**Exercise directions:**
Scan the listing below and copy every line holding "matplotlib".

**Data shown:**
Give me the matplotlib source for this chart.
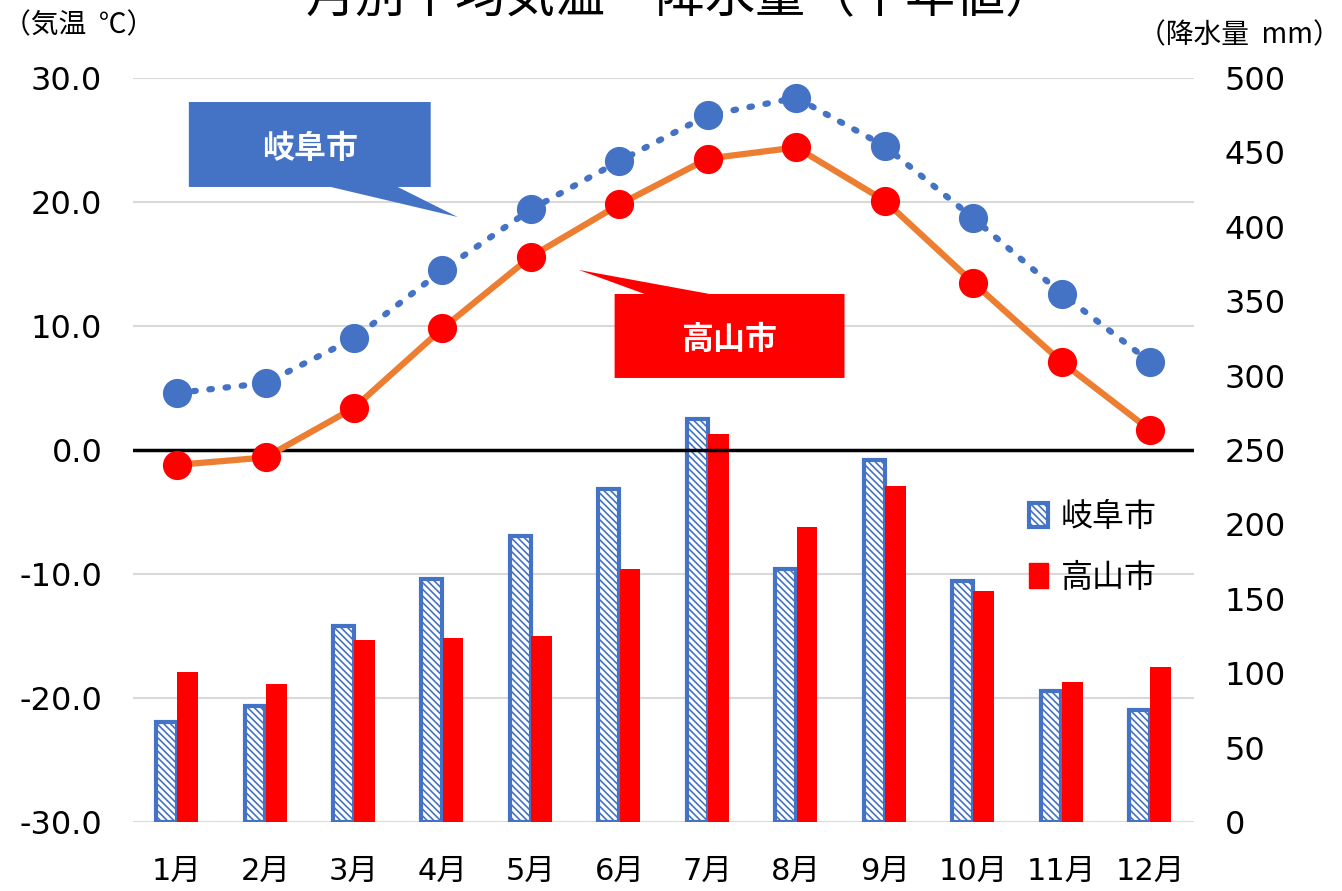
import numpy as np
import matplotlib.pyplot as plt
from matplotlib.patches import Polygon, Patch

plt.rcParams['font.family'] = ['Noto Sans CJK JP', 'DejaVu Sans']
plt.rcParams['hatch.linewidth'] = 1.2

months = ['1月', '2月', '3月', '4月', '5月', '6月', '7月', '8月', '9月', '10月', '11月', '12月']
gifu_temp = [4.6, 5.4, 9.0, 14.5, 19.4, 23.3, 27.0, 28.4, 24.5, 18.7, 12.6, 7.1]
takayama_temp = [-1.2, -0.6, 3.4, 9.8, 15.6, 19.8, 23.5, 24.4, 20.1, 13.5, 7.1, 1.6]
gifu_rain = [67, 78, 132, 163, 192, 224, 271, 170, 243, 162, 88, 75]
takayama_rain = [101, 93, 122, 124, 125, 170, 261, 198, 226, 155, 94, 104]

blue = '#4472C4'
red = '#FF0000'
orange = '#ED7D31'
num_font = ['DejaVu Sans', 'Noto Sans CJK JP']

fig = plt.figure(figsize=(13.42, 8.91), dpi=100)
ax = fig.add_axes([0.099, 0.0774, 0.791, 0.8351])
ax2 = ax.twinx()
ax3 = ax.twinx()
x = np.arange(len(months))

# temperature axis (left) - grid only
ax.set_xlim(-0.5, 11.5)
ax.set_ylim(-30, 30)
ax.set_yticks(np.arange(-30, 31, 10))
ax.set_yticklabels(['%.1f' % v for v in np.arange(-30, 31, 10)], fontsize=23, family=num_font)
ax.grid(axis='y', color='#D9D9D9', lw=1.5)
ax.set_xticks(x)
ax.set_xticklabels(months, fontsize=22, family=num_font)
ax.tick_params(axis='y', length=0, pad=22)
ax.tick_params(axis='x', length=0, pad=25)
for s in ax.spines.values():
    s.set_visible(False)

# precipitation bars (right)
w = 0.235
ax2.bar(x - 0.12, gifu_rain, w, color='white', edgecolor=blue, lw=3, hatch='\\\\\\\\\\', zorder=2)
ax2.bar(x + 0.12, takayama_rain, w, color=red, zorder=2)
ax2.set_ylim(0, 500)
ax2.set_yticks(np.arange(0, 501, 50))
ax2.set_yticklabels([str(v) for v in np.arange(0, 501, 50)], fontsize=23, family=num_font)
ax2.tick_params(length=0, pad=22)
for s in ax2.spines.values():
    s.set_visible(False)

# temperature lines on top
ax3.set_ylim(-30, 30)
ax3.set_yticks([])
for s in ax3.spines.values():
    s.set_visible(False)
ax3.axhline(0, color='black', lw=2.5)
ax3.plot(x, gifu_temp, color=blue, ls=(0, (0.4, 2.2)), lw=4.5, dash_capstyle='round',
         marker='o', ms=20, mfc=blue, mec=blue)
ax3.plot(x, takayama_temp, color=orange, lw=4.5, marker='o', ms=20, mfc=red, mec=red)

# callouts
ax3.add_patch(Polygon([(0.133, 28.06), (2.867, 28.06), (2.867, 21.21), (2.494, 21.21),
                       (3.172, 18.79), (1.737, 21.21), (0.133, 21.21)],
                      closed=True, fc=blue, ec='none', zorder=5))
ax3.text(1.5, 24.3, '岐阜市', color='white', fontsize=23, fontweight='bold',
         ha='center', va='center', zorder=6)
ax3.add_patch(Polygon([(4.946, 12.58), (5.285, 12.58), (4.54, 14.52), (6.02, 12.58),
                       (7.545, 12.58), (7.545, 5.81), (4.946, 5.81)],
                      closed=True, fc=red, ec='none', zorder=5))
ax3.text(6.245, 8.9, '高山市', color='white', fontsize=23, fontweight='bold',
         ha='center', va='center', zorder=6)

handles = [Patch(facecolor='white', edgecolor=blue, lw=3, hatch='\\\\\\\\\\'),
           Patch(facecolor=red, edgecolor=red)]
fig.legend(handles, ['岐阜市', '高山市'], loc='upper left', bbox_to_anchor=(0.745, 0.47),
           frameon=False, fontsize=23, handlelength=0.6, handleheight=0.8,
           handletextpad=0.4, labelspacing=0.9)

fig.text(0.002, 0.972, '（気温  ℃）', fontsize=20, ha='left', va='center')
fig.text(0.999, 0.960, '（降水量  mm）', fontsize=20, ha='right', va='center')
fig.text(0.507, 1 - 12 / 891, '月別平均気温・降水量（平年値）', fontsize=36, ha='center', va='baseline')

fig.savefig('out.png', dpi=100)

**Result of this task:**
Give me the matplotlib source for this chart.
import matplotlib.pyplot as plt
from matplotlib.patches import Polygon, Patch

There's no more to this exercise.